Scholarpedia links to Prescott et al. 2006 (sci-hub) as offering a more detailed model, including a concrete version that was implemented in a robot. I’ve only skimmed it, but they note that their model has some biologically plausible behaviors. In some situations where the robot experiences conflicting high-weight bids, it seems to “react to uncertainty by going half-speed”: doing a bit of one one response and then a bit of another, and failing to fully commit to any single procdure:
Connecting this with the GNW, several of the salience cues used in the model are perceptual signals, e.g. whether or not a wall or a cylinder is currently perceived. We also know that signals which get to the GNW have a massively boosted signal strength over ones that do not. So while the GNW does not “command” any particular subsystem to take action, salience cues that get into the GNW can get a significant boost, helping them win the action selection process.

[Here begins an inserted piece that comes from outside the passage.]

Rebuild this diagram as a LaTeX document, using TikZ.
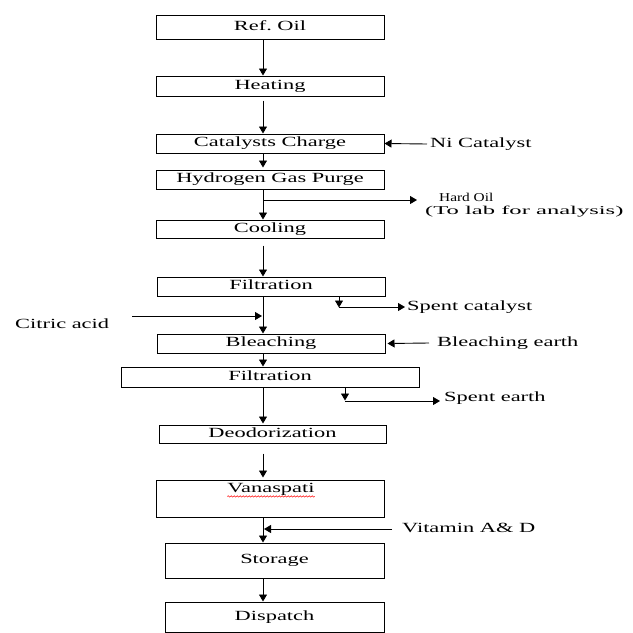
\documentclass[tikz,border=0pt]{standalone}
\usepackage{graphicx}
\usepackage{fontspec}
\setmainfont[FakeStretch=1.6]{Liberation Serif}
\usetikzlibrary{arrows.meta,decorations.pathmorphing}
\begin{document}
\begin{tikzpicture}[x=1pt,y=-1pt,
  box/.style={draw=black, line width=1pt, inner sep=0pt, text height=9.5pt, text depth=3pt, font=\fontsize{14}{16}\selectfont},
  lbl/.style={anchor=west, inner sep=0pt, text height=9.5pt, text depth=3pt, font=\fontsize{14}{16}\selectfont},
  small/.style={anchor=west, inner sep=0pt, text height=8pt, text depth=2.5pt, font=\fontsize{12}{14}\selectfont},
  arr/.style={draw=black, line width=0.9pt, -{Triangle[length=7pt,width=8pt]}}]
\useasboundingbox[fill=white] (0,0) rectangle (633,633);
\coordinate (m) at (263,0);
\coordinate (sc) at (339,0);
\coordinate (se) at (345,0);

% boxes
\node[box, minimum width=228pt, minimum height=24pt] (ref) at (270,27) {Ref.\ Oil};
\node[box, minimum width=228pt, minimum height=20pt] (heat) at (270,86) {Heating};
\node[box, minimum width=228pt, minimum height=19pt] (cat) at (270,143.5) {Catalysts Charge};
\node[box, minimum width=228pt, minimum height=19pt] (hyd) at (270,179.5) {Hydrogen Gas Purge};
\node[box, minimum width=228pt, minimum height=18pt] (cool) at (270,229) {Cooling};
\node[box, minimum width=228pt, minimum height=19pt] (filt1) at (271,286.5) {Filtration};
\node[box, minimum width=228pt, minimum height=19pt] (bleach) at (271,343.5) {Bleaching};
\node[box, minimum width=298pt, minimum height=20pt] (filt2) at (270,377) {Filtration};
\node[box, minimum width=227pt, minimum height=18pt] (deo) at (272.5,434) {Deodorization};
\node[box, minimum width=228pt, minimum height=37pt] (van) at (270,498.5) {};
\node[lbl, anchor=center] (vantext) at (271,489) {Vanaspati};
\node[box, minimum width=219pt, minimum height=35pt] (stor) at (274.5,560.5) {Storage};
\node[box, minimum width=219pt, minimum height=30pt] (disp) at (274.5,617) {Dispatch};

% side labels
\node[lbl] (ni) at (430,144) {Ni Catalyst};
\node[small] (hard) at (439,199) {\scalebox{0.8}[1]{Hard Oil}};
\node[small] (tolab) at (425,212) {\scalebox{1.28}[1]{(To lab for analysis)}};
\node[lbl] (spentcat) at (407,307) {Spent catalyst};
\node[lbl] (citric) at (15,325) {Citric acid};
\node[lbl] (bearth) at (437,343) {Bleaching earth};
\node[lbl] (spentearth) at (444,398) {Spent earth};
\node[lbl] (vit) at (402,529) {Vitamin A\& D};

% spell-check squiggle
\draw[red, line width=0.5pt, decorate, decoration={snake, amplitude=0.7pt, segment length=3pt}]
  ([yshift=-1pt]vantext.south west) -- ([yshift=-1pt]vantext.south east);

% main flow
\draw[arr] (ref.south -| m) -- (heat.north -| m);
\draw[arr] ([yshift=-4pt]heat.south -| m) -- (cat.north -| m);
\draw[arr] (cat.south -| m) -- ([yshift=2pt]hyd.north -| m);
\draw[arr] (hyd.south -| m) -- (cool.north -| m);
\coordinate (hb) at (263,200);
\coordinate (hend) at (417,200);
\draw[arr] (hb) -- (hend);
\draw[arr] ([yshift=-7pt]cool.south -| m) -- (filt1.north -| m);
\draw[arr] (filt1.south -| m) -- (bleach.north -| m);
\draw[arr] (bleach.south -| m) -- (filt2.north -| m);
\draw[arr] (filt2.south -| m) -- ([yshift=1pt]deo.north -| m);
\draw[arr] ([yshift=-10pt]deo.south -| m) -- ([yshift=2pt]van.north -| m);
\draw[arr] (van.south -| m) -- (stor.north -| m);
\draw[arr] (stor.south -| m) -- (disp.north -| m);

% side streams
\draw[arr] ([xshift=-3pt]ni.west) -- (cat.east);
\coordinate (ca) at (132,316);
\draw[arr] (ca) -- ([xshift=-1pt]ca -| m);
\draw[arr] (filt1.south -| sc) -- ++(0,11);
\coordinate (sch) at (339,307);
\draw[arr] (sch) -- ([xshift=-2pt]spentcat.west);
\draw[arr] ([xshift=-8pt]bearth.west) -- ([xshift=2pt]bleach.east);
\draw[arr] (filt2.south -| se) -- ++(0,13);
\coordinate (seh) at (345,401);
\draw[arr] (seh) -- ([xshift=-4pt]seh -| spentearth.west);
\draw[arr] ([xshift=-10pt]vit.west) -- ([xshift=1pt]vit.west -| m);
\end{tikzpicture}
\end{document}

Compare e.g. the Stanford Marshmallow Experiment, where the children used a range of behaviors to distract themselves from the sight/thought of the marshmallow—or any situation where you yourself keep getting distracted by signals making their way to consciousness:
Thank you for pointing to the basal ganglia’s relation to motor control! This feels like one of those things that’s obvious but I just didn’t know because I haven’t “broadly studied” neuroanatomy. Relatedly, if anyone knows of any resources of neuroanatomy that really dig into why we think of this or that region of the brain as being different, I’d love to hear. I know there’s both a lot of “this area defs has this structure and does this thing” and “an fMRI went beep so this is the complain-about-ants part of your brain!”, and I don’t yet have the knowledge to tell them apart.
Also:
This was a very helpful emphasis shift for me. Even though I wasn’t conceptualizing GNW as a commander, I was still thinking of it as a “destination”, probably because of all the claims about its connection to consciousness. The “signal boosting” frame feels like a much better fit. Subsystems are already plugged into the various parts of your brain that they need to be connected to; the GNW is not a universal router. It’s only when you’re doing Virtual Machine esque conscious thinking that it’s a routing bottleneck. Other times it might look like a bottle neck, but maybe it’s more “if you get a signal boost from the GNW, you’re probs gonna win, and only one thing can get boosted at a time”.